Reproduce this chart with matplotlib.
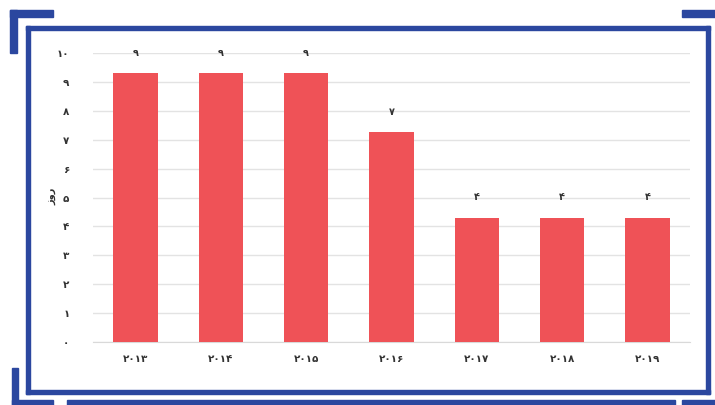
import numpy as np
import matplotlib.pyplot as plt
from matplotlib.patches import Rectangle

# Datos
years = ['۲۰۱۳', '۲۰۱۴', '۲۰۱۵', '۲۰۱۶', '۲۰۱۷', '۲۰۱۸', '۲۰۱۹']
days = [9.3, 9.3, 9.3, 7.25, 4.3, 4.3, 4.3]
bar_labels = ['۹', '۹', '۹', '۷', '۴', '۴', '۴']
y_ticks = [0, 1, 2, 3, 4, 5, 6, 7, 8, 9, 10]
y_ticklabels = ['۰', '۱', '۲', '۳', '۴', '۵', '۶', '۷', '۸', '۹', '۱۰']
y_title = 'روز'

bar_color = '#EF5257'
frame_color = '#2B479F'
grid_color = '#E3E3E3'
text_color = '#333333'

plt.rcParams['font.family'] = ['DejaVu Sans']

W, H = 715, 405
fig = plt.figure(figsize=(W / 100, H / 100), dpi=100)
fig.patch.set_facecolor('white')

ax = fig.add_axes([93 / W, (H - 342) / H, (690 - 93) / W, (342 - 53) / H])
x = np.arange(len(years))
ax.bar(x, days, width=0.52, color=bar_color, zorder=3)
for xi, v, lab in zip(x, days, bar_labels):
    ax.annotate(lab, (xi, v), xytext=(0, 11), textcoords='offset points',
                ha='center', va='bottom', fontsize=7, fontweight='bold', color=text_color)

ax.set_xlim(-0.5, len(years) - 0.5)
ax.set_ylim(0, 10)
ax.set_yticks(y_ticks)
ax.set_yticklabels(y_ticklabels, fontsize=7.5, fontweight='bold', color=text_color)
ax.set_xticks(x)
ax.set_xticklabels(years, fontsize=7.5, fontweight='bold', color=text_color)
ax.tick_params(axis='both', length=0)
ax.tick_params(axis='y', pad=17)
ax.tick_params(axis='x', pad=9)
ax.grid(axis='y', color=grid_color, linewidth=1, zorder=0)
for s in ['top', 'right', 'left']:
    ax.spines[s].set_visible(False)
ax.spines['bottom'].set_color('#D9D9D9')

# Título del eje y (letras sin enlace, orden invertido para mostrar RTL)
fig.text(52 / W, 1 - 196 / H, y_title[::-1], rotation=90, ha='center', va='center',
         fontsize=7, fontweight='bold', color=text_color)

# Marco azul
def rect_px(x0, y0, x1, y1):
    fig.patches.append(Rectangle((x0 / W, 1 - y1 / H), (x1 - x0) / W, (y1 - y0) / H,
                                 transform=fig.transFigure, color=frame_color, zorder=0))

# marco interior
rect_px(26, 26, 710, 30)
rect_px(26, 26, 30, 394)
rect_px(706, 26, 710, 394)
rect_px(26, 390, 710, 394)
# esquinas
rect_px(10, 10, 53, 17)
rect_px(10, 10, 17, 53)
rect_px(682, 10, 715, 17)
rect_px(12, 368, 18, 405)
rect_px(12, 400, 53, 405)
rect_px(67, 400, 675, 405)
rect_px(682, 400, 715, 405)

fig.savefig('out.png', dpi=100)
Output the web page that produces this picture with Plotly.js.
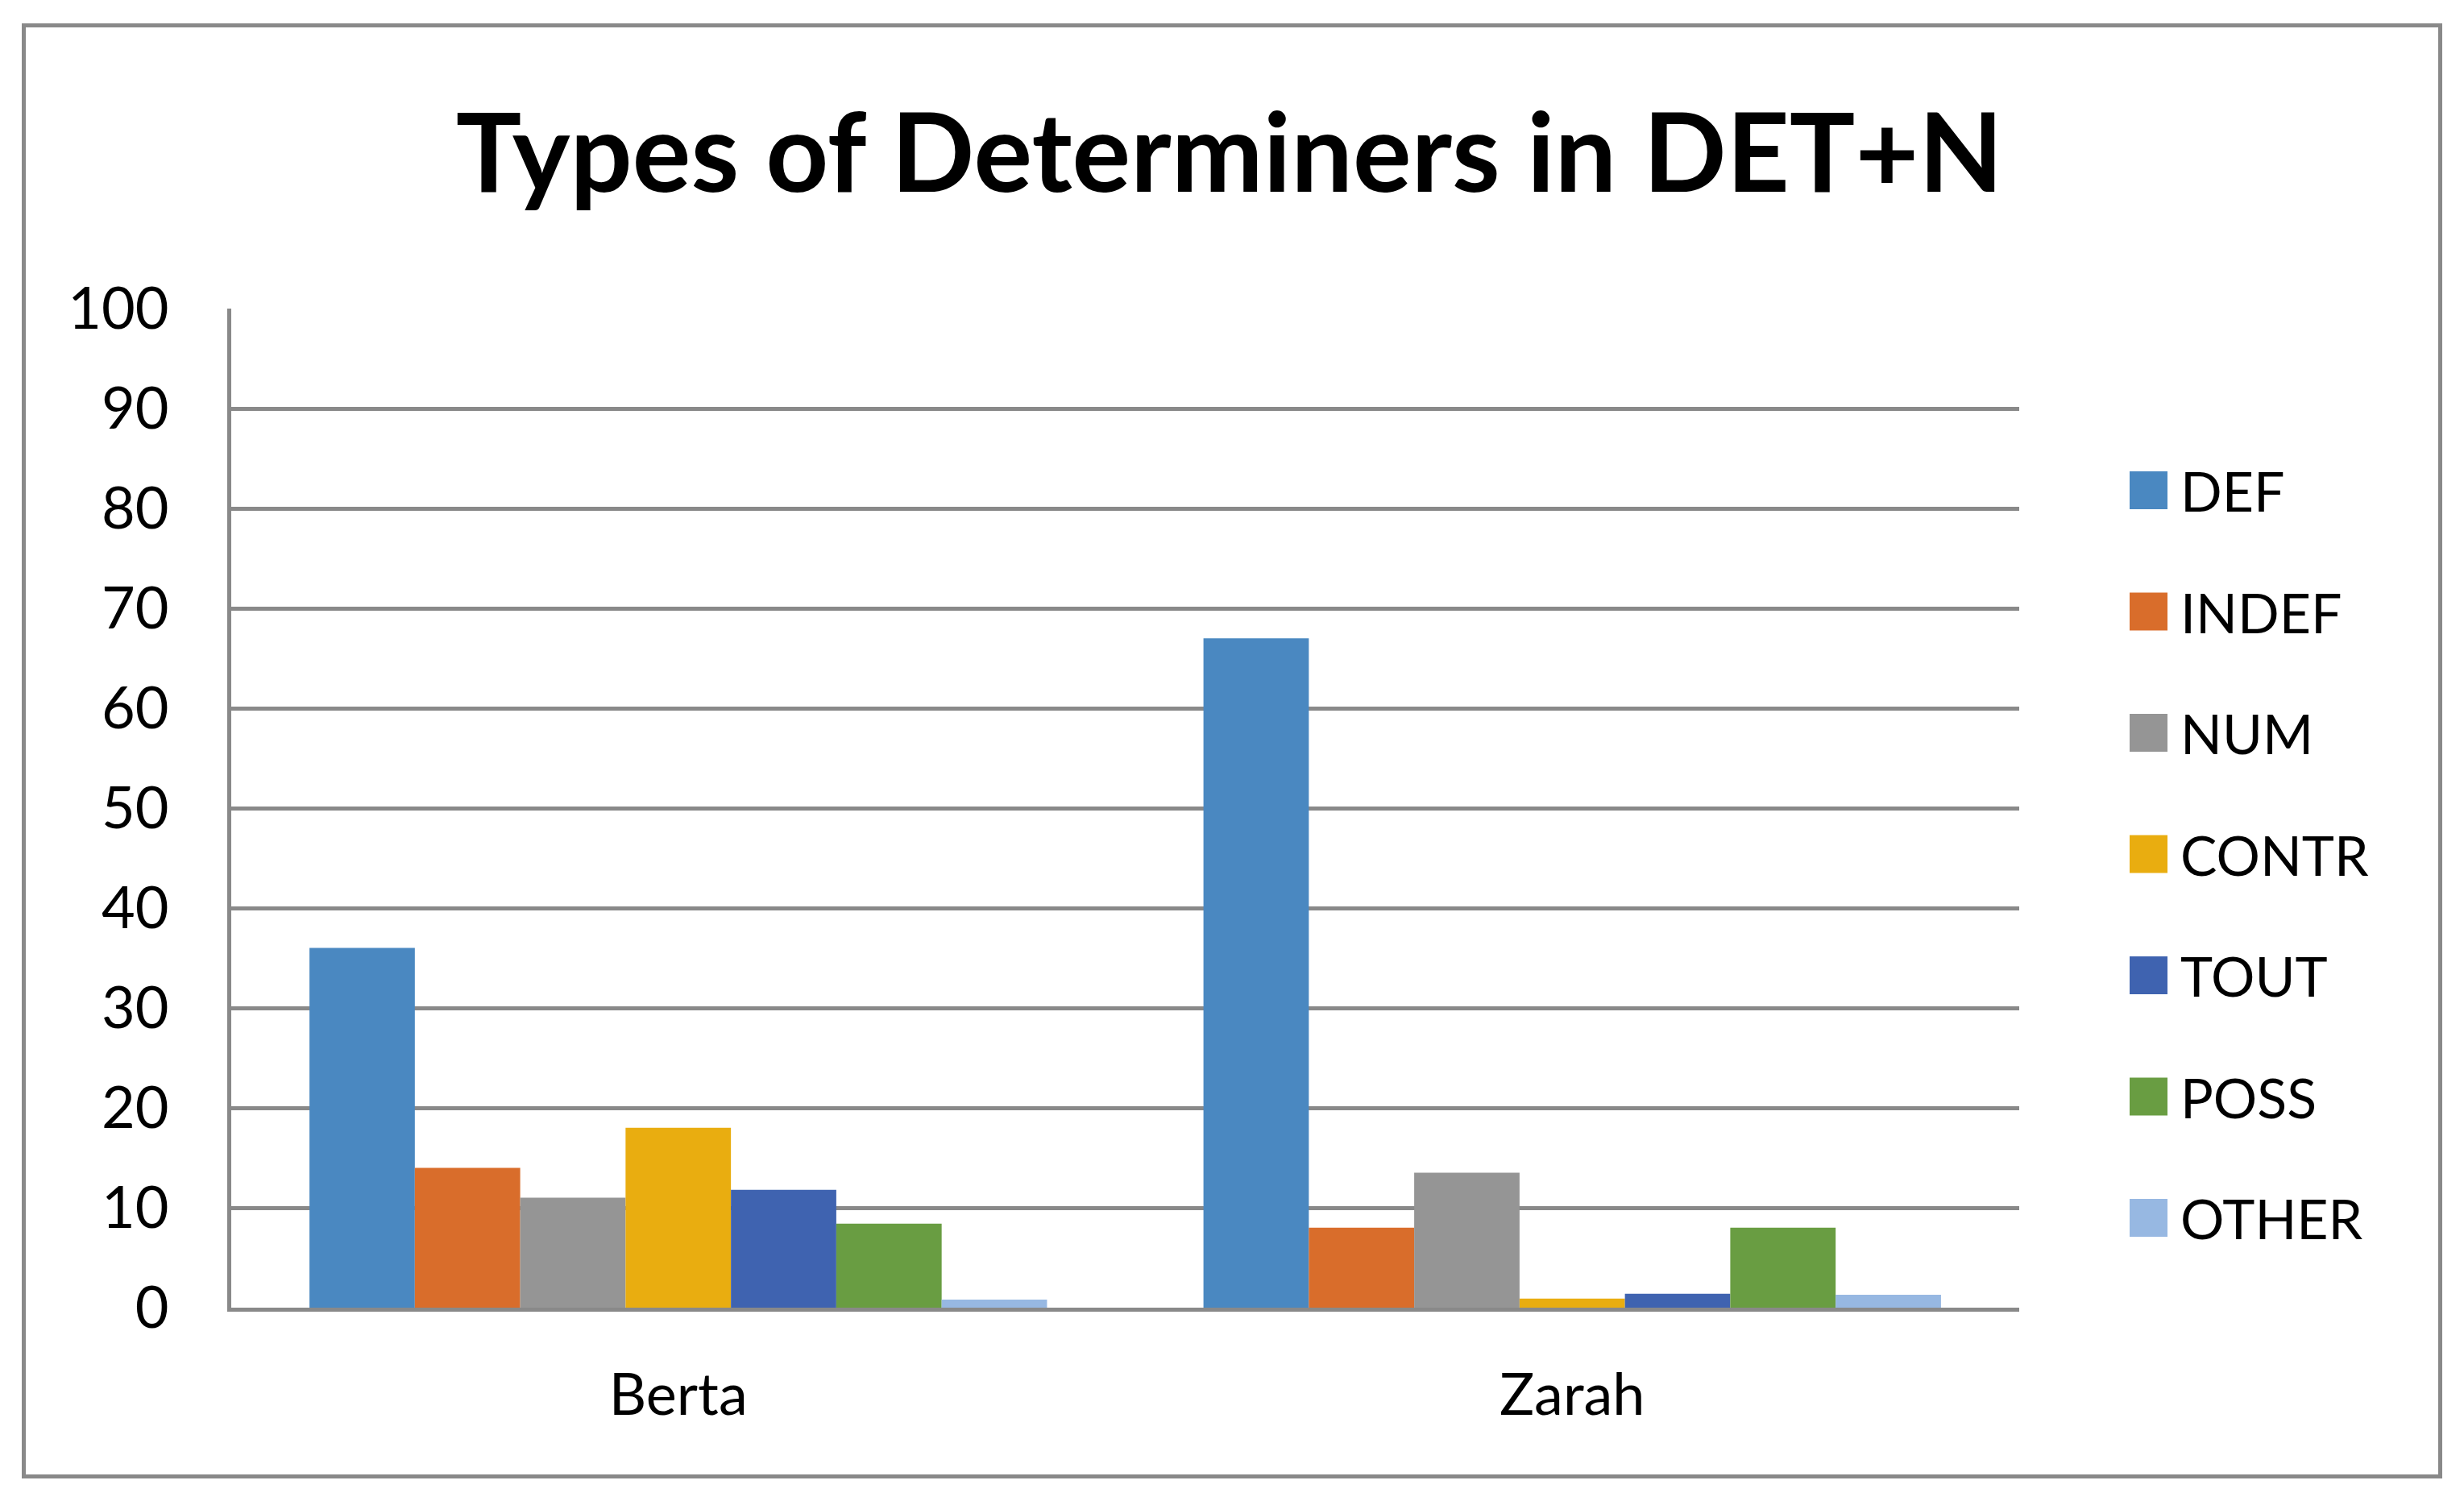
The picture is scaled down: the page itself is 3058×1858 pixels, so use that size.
<!DOCTYPE html>
<html>
<head>
<meta charset="utf-8">
<script src="https://cdn.plot.ly/plotly-3.0.1.min.js"></script>
<style>
html,body{margin:0;padding:0;background:#ffffff;}
#chart{position:absolute;left:0;top:0;width:3058px;height:1858px;}
#frame{position:absolute;left:27px;top:29px;width:3004px;height:1806px;box-sizing:border-box;border:5px solid #898989;pointer-events:none;}
</style>
</head>
<body>
<div id="chart"></div>
<div id="frame"></div>
<script>
// ---- data ----
const categories = ["Berta", "Zarah"];
const seriesNames = ["DEF", "INDEF", "NUM", "CONTR", "TOUT", "POSS", "OTHER"];
const DEF   = [36, 67];
const INDEF = [14, 8];
const NUM   = [11, 13.5];
const CONTR = [18, 0.9];
const TOUT  = [11.8, 1.4];
const POSS  = [8.4, 8];
const OTHER = [0.8, 1.3];
const seriesValues = [DEF, INDEF, NUM, CONTR, TOUT, POSS, OTHER];
const seriesColors = ["#4A88C1", "#D96D2B", "#959595", "#E9AD10", "#3F63B0", "#699D42", "#97B8E2"];
const yTickVals = [0, 10, 20, 30, 40, 50, 60, 70, 80, 90, 100];
const chartTitle = "Types of Determiners in DET+N";

// ---- geometry ----
const W = 3058, H = 1858;
const M = {l: 287, r: W - 2506, t: 383, b: H - 1623};
const plotW = W - M.l - M.r, plotH = H - M.t - M.b;
const FONT = "Lato, 'Open Sans', sans-serif";
const GRID = "#898989";

const traces = seriesNames.map((name, i) => ({
  type: "bar",
  name: name,
  x: categories,
  y: seriesValues[i],
  marker: {color: seriesColors[i], line: {width: 0}},
  showlegend: false,
  hoverinfo: "x+y+name"
}));

// custom legend (big square swatches like the original)
const legX0 = 2643, legSw = 47, legTextX = 2704, legY0 = 608.5, legStep = 150.5;
const px2x = px => (px - M.l) / plotW;
const py2y = py => (H - M.b - py) / plotH;
const shapes = [];
const annotations = [];
seriesNames.forEach((name, i) => {
  const cy = legY0 + i * legStep;
  shapes.push({
    type: "rect", xref: "paper", yref: "paper",
    x0: px2x(legX0), x1: px2x(legX0 + legSw),
    y0: py2y(cy + legSw / 2), y1: py2y(cy - legSw / 2),
    fillcolor: seriesColors[i], line: {width: 0}
  });
  annotations.push({
    xref: "paper", yref: "paper",
    x: px2x(legTextX), y: py2y(cy),
    xanchor: "left", yanchor: "middle",
    text: name, showarrow: false,
    font: {family: FONT, size: 68, color: "#000000"}
  });
});

const layout = {
  width: W, height: H,
  margin: M,
  paper_bgcolor: "#ffffff",
  plot_bgcolor: "#ffffff",
  font: {family: FONT, color: "#000000"},
  title: {
    text: "<b>" + chartTitle + "</b>",
    font: {family: FONT, size: 136, color: "#000000"},
    xref: "container", yref: "container",
    x: 0.499, xanchor: "center",
    y: 1 - 190 / H, yanchor: "middle"
  },
  barmode: "group",
  bargap: 0.175,
  bargroupgap: 0,
  showlegend: false,
  xaxis: {
    type: "category",
    showgrid: false,
    showline: true, linecolor: GRID, linewidth: 5,
    ticks: "",
    tickfont: {family: FONT, size: 72, color: "#000000"},
    ticklabelstandoff: 42,
    zeroline: false
  },
  yaxis: {
    range: [0, 100],
    tickvals: yTickVals,
    showgrid: true, gridcolor: GRID, gridwidth: 5,
    showline: true, linecolor: GRID, linewidth: 5,
    ticks: "",
    tickfont: {family: FONT, size: 72, color: "#000000"},
    ticklabelstandoff: 58,
    zeroline: false,
    fixedrange: true
  },
  shapes: shapes,
  annotations: annotations
};

Plotly.newPlot("chart", traces, layout, {displayModeBar: false, staticPlot: true});
</script>
</body>
</html>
....
Set the pictures aside and transcribe the data above exactly.

[The output]
Reproduce this chart with matplotlib.
import numpy as np
import matplotlib.pyplot as plt
from matplotlib.patches import Rectangle

# Datos
years = ['۲۰۱۳', '۲۰۱۴', '۲۰۱۵', '۲۰۱۶', '۲۰۱۷', '۲۰۱۸', '۲۰۱۹']
days = [9.3, 9.3, 9.3, 7.25, 4.3, 4.3, 4.3]
bar_labels = ['۹', '۹', '۹', '۷', '۴', '۴', '۴']
y_ticks = [0, 1, 2, 3, 4, 5, 6, 7, 8, 9, 10]
y_ticklabels = ['۰', '۱', '۲', '۳', '۴', '۵', '۶', '۷', '۸', '۹', '۱۰']
y_title = 'روز'

bar_color = '#EF5257'
frame_color = '#2B479F'
grid_color = '#E3E3E3'
text_color = '#333333'

plt.rcParams['font.family'] = ['DejaVu Sans']

W, H = 715, 405
fig = plt.figure(figsize=(W / 100, H / 100), dpi=100)
fig.patch.set_facecolor('white')

ax = fig.add_axes([93 / W, (H - 342) / H, (690 - 93) / W, (342 - 53) / H])
x = np.arange(len(years))
ax.bar(x, days, width=0.52, color=bar_color, zorder=3)
for xi, v, lab in zip(x, days, bar_labels):
    ax.annotate(lab, (xi, v), xytext=(0, 11), textcoords='offset points',
                ha='center', va='bottom', fontsize=7, fontweight='bold', color=text_color)

ax.set_xlim(-0.5, len(years) - 0.5)
ax.set_ylim(0, 10)
ax.set_yticks(y_ticks)
ax.set_yticklabels(y_ticklabels, fontsize=7.5, fontweight='bold', color=text_color)
ax.set_xticks(x)
ax.set_xticklabels(years, fontsize=7.5, fontweight='bold', color=text_color)
ax.tick_params(axis='both', length=0)
ax.tick_params(axis='y', pad=17)
ax.tick_params(axis='x', pad=9)
ax.grid(axis='y', color=grid_color, linewidth=1, zorder=0)
for s in ['top', 'right', 'left']:
    ax.spines[s].set_visible(False)
ax.spines['bottom'].set_color('#D9D9D9')

# Título del eje y (letras sin enlace, orden invertido para mostrar RTL)
fig.text(52 / W, 1 - 196 / H, y_title[::-1], rotation=90, ha='center', va='center',
         fontsize=7, fontweight='bold', color=text_color)

# Marco azul
def rect_px(x0, y0, x1, y1):
    fig.patches.append(Rectangle((x0 / W, 1 - y1 / H), (x1 - x0) / W, (y1 - y0) / H,
                                 transform=fig.transFigure, color=frame_color, zorder=0))

# marco interior
rect_px(26, 26, 710, 30)
rect_px(26, 26, 30, 394)
rect_px(706, 26, 710, 394)
rect_px(26, 390, 710, 394)
# esquinas
rect_px(10, 10, 53, 17)
rect_px(10, 10, 17, 53)
rect_px(682, 10, 715, 17)
rect_px(12, 368, 18, 405)
rect_px(12, 400, 53, 405)
rect_px(67, 400, 675, 405)
rect_px(682, 400, 715, 405)

fig.savefig('out.png', dpi=100)
Output the web page that produces this picture with Plotly.js.
The picture is scaled down: the page itself is 3058×1858 pixels, so use that size.
<!DOCTYPE html>
<html>
<head>
<meta charset="utf-8">
<script src="https://cdn.plot.ly/plotly-3.0.1.min.js"></script>
<style>
html,body{margin:0;padding:0;background:#ffffff;}
#chart{position:absolute;left:0;top:0;width:3058px;height:1858px;}
#frame{position:absolute;left:27px;top:29px;width:3004px;height:1806px;box-sizing:border-box;border:5px solid #898989;pointer-events:none;}
</style>
</head>
<body>
<div id="chart"></div>
<div id="frame"></div>
<script>
// ---- data ----
const categories = ["Berta", "Zarah"];
const seriesNames = ["DEF", "INDEF", "NUM", "CONTR", "TOUT", "POSS", "OTHER"];
const DEF   = [36, 67];
const INDEF = [14, 8];
const NUM   = [11, 13.5];
const CONTR = [18, 0.9];
const TOUT  = [11.8, 1.4];
const POSS  = [8.4, 8];
const OTHER = [0.8, 1.3];
const seriesValues = [DEF, INDEF, NUM, CONTR, TOUT, POSS, OTHER];
const seriesColors = ["#4A88C1", "#D96D2B", "#959595", "#E9AD10", "#3F63B0", "#699D42", "#97B8E2"];
const yTickVals = [0, 10, 20, 30, 40, 50, 60, 70, 80, 90, 100];
const chartTitle = "Types of Determiners in DET+N";

// ---- geometry ----
const W = 3058, H = 1858;
const M = {l: 287, r: W - 2506, t: 383, b: H - 1623};
const plotW = W - M.l - M.r, plotH = H - M.t - M.b;
const FONT = "Lato, 'Open Sans', sans-serif";
const GRID = "#898989";

const traces = seriesNames.map((name, i) => ({
  type: "bar",
  name: name,
  x: categories,
  y: seriesValues[i],
  marker: {color: seriesColors[i], line: {width: 0}},
  showlegend: false,
  hoverinfo: "x+y+name"
}));

// custom legend (big square swatches like the original)
const legX0 = 2643, legSw = 47, legTextX = 2704, legY0 = 608.5, legStep = 150.5;
const px2x = px => (px - M.l) / plotW;
const py2y = py => (H - M.b - py) / plotH;
const shapes = [];
const annotations = [];
seriesNames.forEach((name, i) => {
  const cy = legY0 + i * legStep;
  shapes.push({
    type: "rect", xref: "paper", yref: "paper",
    x0: px2x(legX0), x1: px2x(legX0 + legSw),
    y0: py2y(cy + legSw / 2), y1: py2y(cy - legSw / 2),
    fillcolor: seriesColors[i], line: {width: 0}
  });
  annotations.push({
    xref: "paper", yref: "paper",
    x: px2x(legTextX), y: py2y(cy),
    xanchor: "left", yanchor: "middle",
    text: name, showarrow: false,
    font: {family: FONT, size: 68, color: "#000000"}
  });
});

const layout = {
  width: W, height: H,
  margin: M,
  paper_bgcolor: "#ffffff",
  plot_bgcolor: "#ffffff",
  font: {family: FONT, color: "#000000"},
  title: {
    text: "<b>" + chartTitle + "</b>",
    font: {family: FONT, size: 136, color: "#000000"},
    xref: "container", yref: "container",
    x: 0.499, xanchor: "center",
    y: 1 - 190 / H, yanchor: "middle"
  },
  barmode: "group",
  bargap: 0.175,
  bargroupgap: 0,
  showlegend: false,
  xaxis: {
    type: "category",
    showgrid: false,
    showline: true, linecolor: GRID, linewidth: 5,
    ticks: "",
    tickfont: {family: FONT, size: 72, color: "#000000"},
    ticklabelstandoff: 42,
    zeroline: false
  },
  yaxis: {
    range: [0, 100],
    tickvals: yTickVals,
    showgrid: true, gridcolor: GRID, gridwidth: 5,
    showline: true, linecolor: GRID, linewidth: 5,
    ticks: "",
    tickfont: {family: FONT, size: 72, color: "#000000"},
    ticklabelstandoff: 58,
    zeroline: false,
    fixedrange: true
  },
  shapes: shapes,
  annotations: annotations
};

Plotly.newPlot("chart", traces, layout, {displayModeBar: false, staticPlot: true});
</script>
</body>
</html>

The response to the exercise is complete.